Thursday, July 18, 2013

Big News! NCAA Ending Gaming Deal with EA

That’s…wow. For those who have been living in a hole for the past 20 years, EA basically owns the sports market. Football (U.S. and the international game of football), Basketball, Baseball, you name it. The series began in 1997 with NCAA Football 98 and it has been successful ever since. Now the NCAA is citing legal and business concerns, and that seems reasonable. As a player in the NCAA you can not earn income. They are very strict on how players are expected to act and portrayed, and that includes no licensing deals or kickbacks. So part of the NCAA brand of games is to keep the physical football, basketball, soccer, etc. players out of the game. So no using their names and likenesses. The cover art are former sportsmen who are no longer NCAA eligible due to graduation, or moving to the big leagues.

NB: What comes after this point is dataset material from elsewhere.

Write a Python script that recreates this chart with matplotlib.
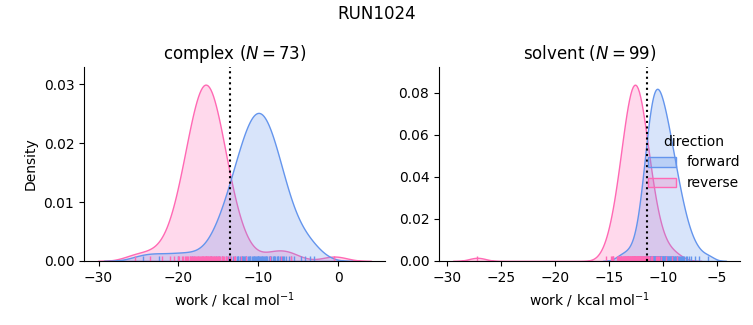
import numpy as np
import pandas as pd
import seaborn as sns
import matplotlib.pyplot as plt

# work values (kcal/mol)
complex_forward = [
    -24.5, -22.4, -20.1, -18.3,
    -15.3, -13.8, -12.9, -12.3, -11.8, -11.3, -10.8, -10.4, -10.0, -9.6, -9.2, -8.7, -8.2, -7.7, -7.1, -6.2, -4.7,
    -15.9, -14.1, -13.2, -12.5, -11.9, -11.5, -11.0, -10.6, -10.1, -9.7, -9.3, -8.9, -8.4, -7.9, -7.3, -6.5, -3.1,
    -14.9, -13.5, -12.7, -12.1, -11.6, -11.2, -10.7, -10.3, -9.9, -9.5, -9.0, -8.6, -8.1, -7.5, -6.9, -5.9, -4.2,
    -14.5, -13.6, -12.6, -12.0, -11.7, -11.1, -10.5, -10.2, -9.8, -9.4, -9.1, -8.5, -8.0, -7.6, -6.8, -5.6, -3.6,
    -10.0,
]
complex_reverse = [
    -25.5, -23.6, -22.0, -8.6, -7.2, -5.9, -0.5,
    -20.5, -19.4, -18.8, -18.3, -18.0, -17.6, -17.3, -17.0, -16.7, -16.4, -16.1, -15.8, -15.4, -15.1, -14.6, -14.0, -12.9,
    -20.1, -19.6, -18.9, -18.5, -17.9, -17.5, -17.2, -16.9, -16.6, -16.3, -16.0, -15.7, -15.3, -14.9, -14.4, -13.7, -12.2,
    -21.0, -19.2, -18.6, -18.2, -17.8, -17.4, -17.1, -16.8, -16.5, -16.2, -15.9, -15.6, -15.2, -14.8, -14.3, -13.4, -11.5,
    -19.9, -19.0, -18.4, -18.1, -17.7, -16.95, -16.6, -16.3, -15.9, -15.5, -15.0, -14.5, -13.9, -13.1, -16.6,
]
solvent_forward = [
    -13.9, -13.2, -5.8, -10.74,
    -10.77, -10.80, -10.83, -10.86, -10.89, -10.92, -10.96, -10.99, -11.02, -11.05, -11.09, -11.12,
    -11.16, -11.19, -11.23, -11.27, -11.31, -11.35, -11.39, -11.44, -11.48, -11.53, -11.58, -11.64,
    -11.70, -11.77, -11.85, -11.93, -12.03, -12.16, -12.34, -12.69,
    -10.72, -10.65, -10.58, -10.52, -10.45, -10.38, -10.31, -10.24, -10.17, -10.10, -10.03, -9.96,
    -9.88, -9.81, -9.73, -9.65, -9.56, -9.47, -9.38, -9.29, -9.19, -9.09, -8.98, -8.86, -8.73, -8.59,
    -8.42, -8.25, -8.03, -7.76, -7.37, -6.64,
    -10.68, -10.62, -10.55, -10.48, -10.42, -10.35, -10.28, -10.21, -10.14, -10.07, -10.00, -9.92,
    -9.85, -9.77, -9.69, -9.61, -9.52, -9.43, -9.34, -9.24, -9.14, -9.03, -8.92, -8.79, -8.66, -8.51,
    -8.34, -8.14, -7.90, -7.57, -7.05,
]
solvent_reverse = [
    -27.2, -15.3, -10.2, -9.7, -9.2, -8.7, -12.6,
    -14.72, -14.19, -13.89, -13.68, -13.50, -13.35, -13.20, -13.07, -12.95, -12.83, -12.72, -12.60,
    -12.48, -12.37, -12.25, -12.13, -12.00, -11.85, -11.70, -11.52, -11.31, -11.01, -10.48,
    -14.80, -14.15, -13.94, -13.63, -13.46, -13.31, -13.24, -13.02, -12.91, -12.86, -12.68, -12.64,
    -12.44, -12.41, -12.21, -12.17, -11.96, -11.89, -11.66, -11.56, -11.27, -11.05, -10.60,
    -14.65, -14.23, -13.85, -13.72, -13.54, -13.39, -13.16, -13.11, -12.99, -12.79, -12.76, -12.56,
    -12.52, -12.33, -12.29, -12.09, -12.04, -11.81, -11.74, -11.48, -11.35, -10.97, -10.40,
    -14.60, -14.10, -13.80, -13.65, -13.55, -13.30, -13.25, -13.05, -12.90, -12.80, -12.70, -12.58,
    -12.50, -12.35, -12.20, -12.10, -11.98, -11.83, -11.68, -11.50, -11.30, -11.08, -10.55,
]

phases = ["complex", "solvent"]
n_labels = [73, 99]
free_energy = [-13.6, -11.5]   # dotted lines

series = {
    ("complex", "forward"): complex_forward,
    ("complex", "reverse"): complex_reverse,
    ("solvent", "forward"): solvent_forward,
    ("solvent", "reverse"): solvent_reverse,
}
rows = []
for (phase, direction), vals in series.items():
    for v in vals:
        rows.append({"phase": phase, "direction": direction, "work": v})
df = pd.DataFrame(rows)

g = sns.displot(data=df, x="work", hue="direction", col="phase", kind="kde",
                fill=True, rug=True, col_order=phases,
                hue_order=["forward", "reverse"],
                palette=["cornflowerblue", "hotpink"],
                facet_kws=dict(sharex=False, sharey=False),
                height=3.0, aspect=1.1)

fig = g.figure
fig.set_size_inches(7.53, 3.25)
fig.subplots_adjust(left=84/753, right=740/753, bottom=1-261/325, top=1-67/325, wspace=0.18)

for ax, phase, n, dg in zip(g.axes.flat, phases, n_labels, free_energy):
    ax.axvline(dg, color="k", ls=":", lw=1.5)
    ax.set_title(f"{phase} ($N={n}$)", fontsize=12)
    ax.set_xlabel("work / kcal mol$^{-1}$")
g.axes.flat[0].set_ylabel("Density")

sns.move_legend(g, "center right", bbox_to_anchor=(1.0, 0.5), frameon=False)
fig.suptitle("RUN1024", fontsize=12, y=0.985)

fig.savefig("out.png", dpi=100)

EA has had legal issues with the NCAA and past players for their products. One such example I posted back in 2010 where EA was claiming the First Amendment for being able to use someone’s likeness because a person’s image is not copyrighted, therefore they can legally use it freely. EA didn’t win that one. In fact, they’re still working on the appeals.

In a statement about its decision regarding EA, the NCAA said: "We are confident in our legal position regarding the use of our trademarks in video games. But given the current business climate and costs of litigation, we determined participating in this game is not in the best interests of the NCAA."

To Note: This removes the NCAA name a, logo, and rights from the EA line. Individual schools can still work with EA to develop games under their own decorum. But! Any athlete in the NCAA cannot have their name or likeness used in said games because it could band the player from ever performing in sports again.

And of course EA and the CLC will have a plan B ready for us. Both have issued statements that EA will continue to produce college football games featuring the teams and leagues customers expect to see. Will the NCAA allow their brand to be used by another company? Who knows. The future is a big question mark right now as the NCAA work out the legal logistics that, they hope, won’t force them into financial hardship. It’s just a matter of sitting, waiting, and seeing how EA will proceed. When legal fees outweigh the returns on game sales, that says a lot.